• PROBLEM REQUIREMENTS:
Write out the material exactly. Do not include the pictures.

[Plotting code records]
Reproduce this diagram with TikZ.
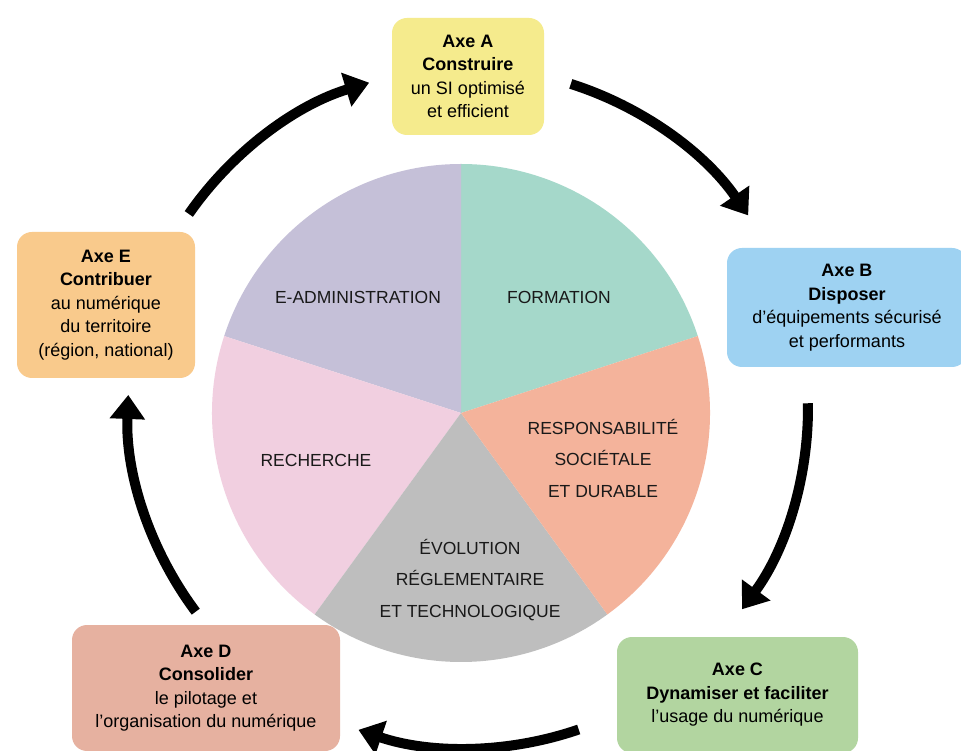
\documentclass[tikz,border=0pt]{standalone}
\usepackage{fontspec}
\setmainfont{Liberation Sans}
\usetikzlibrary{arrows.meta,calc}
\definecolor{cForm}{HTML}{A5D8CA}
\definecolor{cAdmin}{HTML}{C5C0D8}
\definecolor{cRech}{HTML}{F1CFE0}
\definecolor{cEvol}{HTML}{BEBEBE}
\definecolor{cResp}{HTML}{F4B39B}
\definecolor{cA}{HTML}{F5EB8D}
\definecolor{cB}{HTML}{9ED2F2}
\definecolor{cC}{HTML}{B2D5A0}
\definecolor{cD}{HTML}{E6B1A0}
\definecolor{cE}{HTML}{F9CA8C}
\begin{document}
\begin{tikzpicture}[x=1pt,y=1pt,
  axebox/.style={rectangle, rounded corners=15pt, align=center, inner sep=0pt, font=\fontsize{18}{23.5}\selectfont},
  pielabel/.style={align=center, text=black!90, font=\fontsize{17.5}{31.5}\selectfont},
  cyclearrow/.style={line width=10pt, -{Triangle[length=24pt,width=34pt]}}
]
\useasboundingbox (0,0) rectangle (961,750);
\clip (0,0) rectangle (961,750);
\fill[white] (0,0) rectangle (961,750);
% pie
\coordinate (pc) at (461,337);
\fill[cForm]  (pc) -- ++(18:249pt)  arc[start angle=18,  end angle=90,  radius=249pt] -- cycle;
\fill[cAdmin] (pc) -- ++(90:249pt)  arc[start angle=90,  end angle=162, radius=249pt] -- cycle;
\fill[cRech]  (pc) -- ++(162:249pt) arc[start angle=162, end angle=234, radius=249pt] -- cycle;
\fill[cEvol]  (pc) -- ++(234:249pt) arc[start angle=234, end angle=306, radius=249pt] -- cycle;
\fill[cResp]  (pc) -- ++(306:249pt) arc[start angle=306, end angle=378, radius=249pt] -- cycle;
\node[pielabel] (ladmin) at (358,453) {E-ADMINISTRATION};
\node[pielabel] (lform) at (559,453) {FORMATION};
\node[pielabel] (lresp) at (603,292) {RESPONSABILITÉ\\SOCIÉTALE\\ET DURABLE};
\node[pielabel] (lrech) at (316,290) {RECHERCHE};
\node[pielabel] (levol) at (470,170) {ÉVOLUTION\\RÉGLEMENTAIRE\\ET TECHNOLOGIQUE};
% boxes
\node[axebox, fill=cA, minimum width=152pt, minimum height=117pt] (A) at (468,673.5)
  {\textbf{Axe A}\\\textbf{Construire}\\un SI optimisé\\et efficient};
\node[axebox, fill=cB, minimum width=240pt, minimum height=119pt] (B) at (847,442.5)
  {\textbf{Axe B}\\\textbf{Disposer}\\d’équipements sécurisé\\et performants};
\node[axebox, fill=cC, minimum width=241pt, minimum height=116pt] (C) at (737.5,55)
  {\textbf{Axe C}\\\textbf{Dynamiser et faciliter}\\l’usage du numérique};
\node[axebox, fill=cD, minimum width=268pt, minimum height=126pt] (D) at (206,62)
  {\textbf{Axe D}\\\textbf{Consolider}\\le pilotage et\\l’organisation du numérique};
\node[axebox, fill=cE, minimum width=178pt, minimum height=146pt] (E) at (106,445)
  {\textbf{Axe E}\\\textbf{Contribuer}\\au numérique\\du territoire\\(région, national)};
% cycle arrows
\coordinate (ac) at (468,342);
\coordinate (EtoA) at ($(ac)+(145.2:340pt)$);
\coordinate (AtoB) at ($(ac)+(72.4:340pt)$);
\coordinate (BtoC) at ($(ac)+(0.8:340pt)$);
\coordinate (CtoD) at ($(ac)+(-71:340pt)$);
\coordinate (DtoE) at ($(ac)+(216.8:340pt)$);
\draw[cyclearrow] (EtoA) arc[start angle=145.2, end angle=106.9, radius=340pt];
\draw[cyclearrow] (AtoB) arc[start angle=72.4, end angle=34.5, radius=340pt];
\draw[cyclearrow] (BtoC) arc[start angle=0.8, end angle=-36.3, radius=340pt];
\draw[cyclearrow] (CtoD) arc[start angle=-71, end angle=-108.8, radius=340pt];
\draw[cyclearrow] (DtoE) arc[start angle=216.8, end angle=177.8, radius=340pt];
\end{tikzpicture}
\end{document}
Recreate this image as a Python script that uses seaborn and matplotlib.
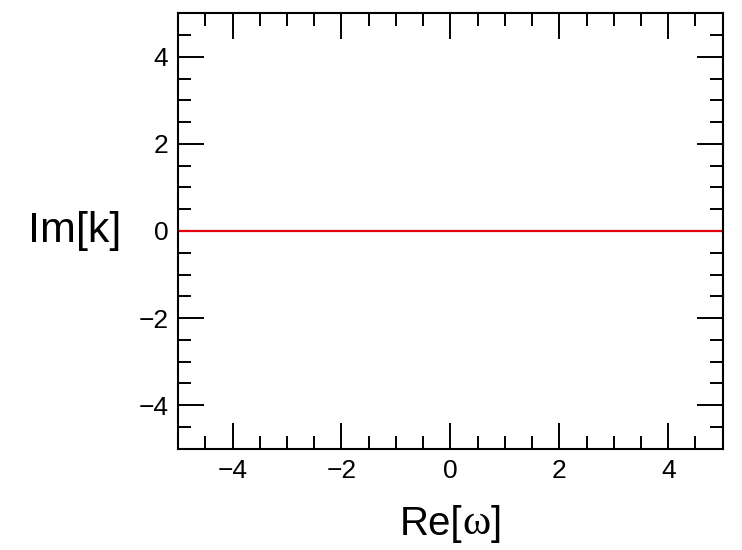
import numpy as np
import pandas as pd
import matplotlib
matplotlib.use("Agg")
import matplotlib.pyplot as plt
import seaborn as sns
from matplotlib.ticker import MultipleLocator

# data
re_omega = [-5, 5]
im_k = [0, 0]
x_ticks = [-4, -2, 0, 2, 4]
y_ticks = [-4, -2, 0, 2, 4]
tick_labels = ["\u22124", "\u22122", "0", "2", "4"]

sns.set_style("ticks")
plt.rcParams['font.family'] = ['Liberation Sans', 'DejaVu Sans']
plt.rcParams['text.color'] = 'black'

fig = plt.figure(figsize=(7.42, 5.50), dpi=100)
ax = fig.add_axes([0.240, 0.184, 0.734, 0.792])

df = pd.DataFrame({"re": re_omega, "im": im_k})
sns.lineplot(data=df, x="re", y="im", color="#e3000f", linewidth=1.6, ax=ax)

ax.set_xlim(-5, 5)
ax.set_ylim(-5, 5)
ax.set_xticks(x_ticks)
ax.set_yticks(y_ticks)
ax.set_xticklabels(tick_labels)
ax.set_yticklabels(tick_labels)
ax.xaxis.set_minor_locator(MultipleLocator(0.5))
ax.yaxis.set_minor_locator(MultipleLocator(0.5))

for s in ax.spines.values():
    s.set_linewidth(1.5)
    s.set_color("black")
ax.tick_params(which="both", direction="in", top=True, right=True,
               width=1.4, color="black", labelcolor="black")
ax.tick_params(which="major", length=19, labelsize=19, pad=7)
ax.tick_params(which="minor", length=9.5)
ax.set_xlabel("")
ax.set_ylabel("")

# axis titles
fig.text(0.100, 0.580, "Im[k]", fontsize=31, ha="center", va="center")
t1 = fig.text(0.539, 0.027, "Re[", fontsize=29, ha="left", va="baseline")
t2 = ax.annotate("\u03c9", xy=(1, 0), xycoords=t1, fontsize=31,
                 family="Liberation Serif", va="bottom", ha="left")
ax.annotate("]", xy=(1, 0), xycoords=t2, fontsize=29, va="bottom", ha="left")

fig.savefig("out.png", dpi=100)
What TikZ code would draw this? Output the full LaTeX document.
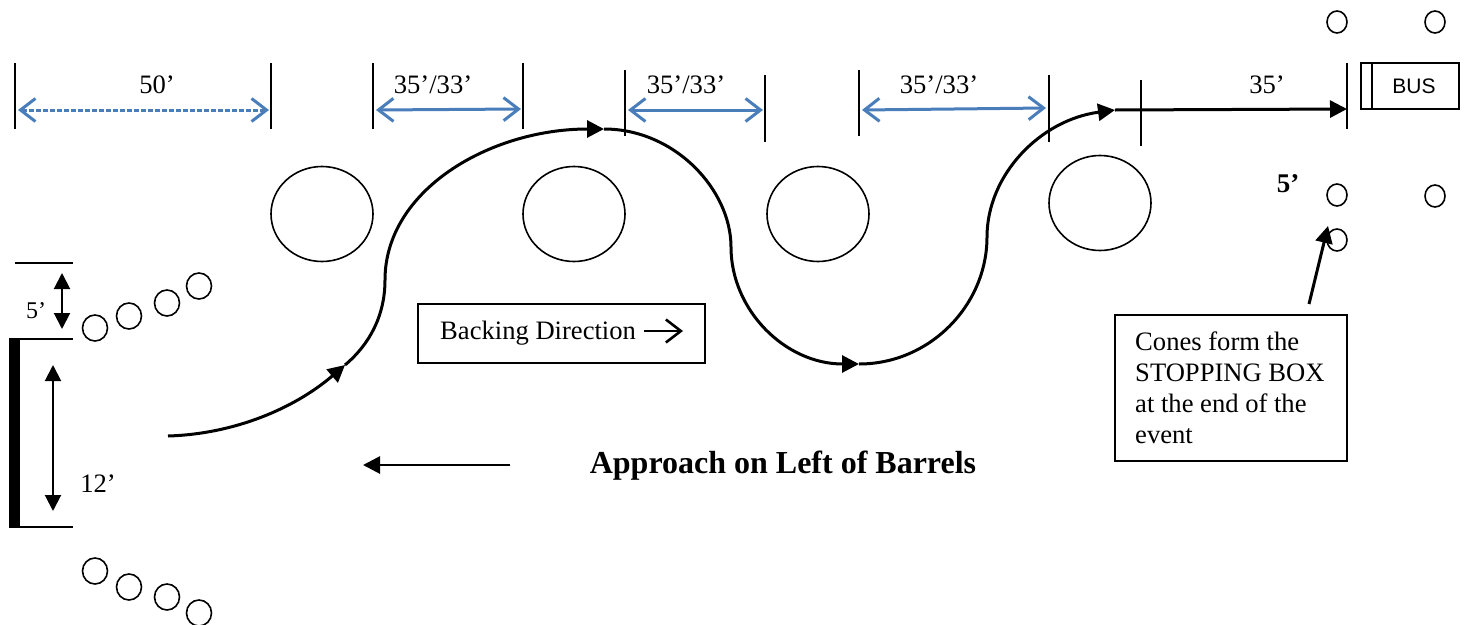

• EXPECTED OUTPUT:
Reproduce this diagram with TikZ.
\documentclass[tikz,border=0pt]{standalone}
\usepackage{fontspec}
\setmainfont{Liberation Sans}
\usetikzlibrary{arrows.meta,calc}
\definecolor{cForm}{HTML}{A5D8CA}
\definecolor{cAdmin}{HTML}{C5C0D8}
\definecolor{cRech}{HTML}{F1CFE0}
\definecolor{cEvol}{HTML}{BEBEBE}
\definecolor{cResp}{HTML}{F4B39B}
\definecolor{cA}{HTML}{F5EB8D}
\definecolor{cB}{HTML}{9ED2F2}
\definecolor{cC}{HTML}{B2D5A0}
\definecolor{cD}{HTML}{E6B1A0}
\definecolor{cE}{HTML}{F9CA8C}
\begin{document}
\begin{tikzpicture}[x=1pt,y=1pt,
  axebox/.style={rectangle, rounded corners=15pt, align=center, inner sep=0pt, font=\fontsize{18}{23.5}\selectfont},
  pielabel/.style={align=center, text=black!90, font=\fontsize{17.5}{31.5}\selectfont},
  cyclearrow/.style={line width=10pt, -{Triangle[length=24pt,width=34pt]}}
]
\useasboundingbox (0,0) rectangle (961,750);
\clip (0,0) rectangle (961,750);
\fill[white] (0,0) rectangle (961,750);
% pie
\coordinate (pc) at (461,337);
\fill[cForm]  (pc) -- ++(18:249pt)  arc[start angle=18,  end angle=90,  radius=249pt] -- cycle;
\fill[cAdmin] (pc) -- ++(90:249pt)  arc[start angle=90,  end angle=162, radius=249pt] -- cycle;
\fill[cRech]  (pc) -- ++(162:249pt) arc[start angle=162, end angle=234, radius=249pt] -- cycle;
\fill[cEvol]  (pc) -- ++(234:249pt) arc[start angle=234, end angle=306, radius=249pt] -- cycle;
\fill[cResp]  (pc) -- ++(306:249pt) arc[start angle=306, end angle=378, radius=249pt] -- cycle;
\node[pielabel] (ladmin) at (358,453) {E-ADMINISTRATION};
\node[pielabel] (lform) at (559,453) {FORMATION};
\node[pielabel] (lresp) at (603,292) {RESPONSABILITÉ\\SOCIÉTALE\\ET DURABLE};
\node[pielabel] (lrech) at (316,290) {RECHERCHE};
\node[pielabel] (levol) at (470,170) {ÉVOLUTION\\RÉGLEMENTAIRE\\ET TECHNOLOGIQUE};
% boxes
\node[axebox, fill=cA, minimum width=152pt, minimum height=117pt] (A) at (468,673.5)
  {\textbf{Axe A}\\\textbf{Construire}\\un SI optimisé\\et efficient};
\node[axebox, fill=cB, minimum width=240pt, minimum height=119pt] (B) at (847,442.5)
  {\textbf{Axe B}\\\textbf{Disposer}\\d’équipements sécurisé\\et performants};
\node[axebox, fill=cC, minimum width=241pt, minimum height=116pt] (C) at (737.5,55)
  {\textbf{Axe C}\\\textbf{Dynamiser et faciliter}\\l’usage du numérique};
\node[axebox, fill=cD, minimum width=268pt, minimum height=126pt] (D) at (206,62)
  {\textbf{Axe D}\\\textbf{Consolider}\\le pilotage et\\l’organisation du numérique};
\node[axebox, fill=cE, minimum width=178pt, minimum height=146pt] (E) at (106,445)
  {\textbf{Axe E}\\\textbf{Contribuer}\\au numérique\\du territoire\\(région, national)};
% cycle arrows
\coordinate (ac) at (468,342);
\coordinate (EtoA) at ($(ac)+(145.2:340pt)$);
\coordinate (AtoB) at ($(ac)+(72.4:340pt)$);
\coordinate (BtoC) at ($(ac)+(0.8:340pt)$);
\coordinate (CtoD) at ($(ac)+(-71:340pt)$);
\coordinate (DtoE) at ($(ac)+(216.8:340pt)$);
\draw[cyclearrow] (EtoA) arc[start angle=145.2, end angle=106.9, radius=340pt];
\draw[cyclearrow] (AtoB) arc[start angle=72.4, end angle=34.5, radius=340pt];
\draw[cyclearrow] (BtoC) arc[start angle=0.8, end angle=-36.3, radius=340pt];
\draw[cyclearrow] (CtoD) arc[start angle=-71, end angle=-108.8, radius=340pt];
\draw[cyclearrow] (DtoE) arc[start angle=216.8, end angle=177.8, radius=340pt];
\end{tikzpicture}
\end{document}
Recreate this image as a Python script that uses seaborn and matplotlib.
import numpy as np
import pandas as pd
import matplotlib
matplotlib.use("Agg")
import matplotlib.pyplot as plt
import seaborn as sns
from matplotlib.ticker import MultipleLocator

# data
re_omega = [-5, 5]
im_k = [0, 0]
x_ticks = [-4, -2, 0, 2, 4]
y_ticks = [-4, -2, 0, 2, 4]
tick_labels = ["\u22124", "\u22122", "0", "2", "4"]

sns.set_style("ticks")
plt.rcParams['font.family'] = ['Liberation Sans', 'DejaVu Sans']
plt.rcParams['text.color'] = 'black'

fig = plt.figure(figsize=(7.42, 5.50), dpi=100)
ax = fig.add_axes([0.240, 0.184, 0.734, 0.792])

df = pd.DataFrame({"re": re_omega, "im": im_k})
sns.lineplot(data=df, x="re", y="im", color="#e3000f", linewidth=1.6, ax=ax)

ax.set_xlim(-5, 5)
ax.set_ylim(-5, 5)
ax.set_xticks(x_ticks)
ax.set_yticks(y_ticks)
ax.set_xticklabels(tick_labels)
ax.set_yticklabels(tick_labels)
ax.xaxis.set_minor_locator(MultipleLocator(0.5))
ax.yaxis.set_minor_locator(MultipleLocator(0.5))

for s in ax.spines.values():
    s.set_linewidth(1.5)
    s.set_color("black")
ax.tick_params(which="both", direction="in", top=True, right=True,
               width=1.4, color="black", labelcolor="black")
ax.tick_params(which="major", length=19, labelsize=19, pad=7)
ax.tick_params(which="minor", length=9.5)
ax.set_xlabel("")
ax.set_ylabel("")

# axis titles
fig.text(0.100, 0.580, "Im[k]", fontsize=31, ha="center", va="center")
t1 = fig.text(0.539, 0.027, "Re[", fontsize=29, ha="left", va="baseline")
t2 = ax.annotate("\u03c9", xy=(1, 0), xycoords=t1, fontsize=31,
                 family="Liberation Serif", va="bottom", ha="left")
ax.annotate("]", xy=(1, 0), xycoords=t2, fontsize=29, va="bottom", ha="left")

fig.savefig("out.png", dpi=100)
What TikZ code would draw this? Output the full LaTeX document.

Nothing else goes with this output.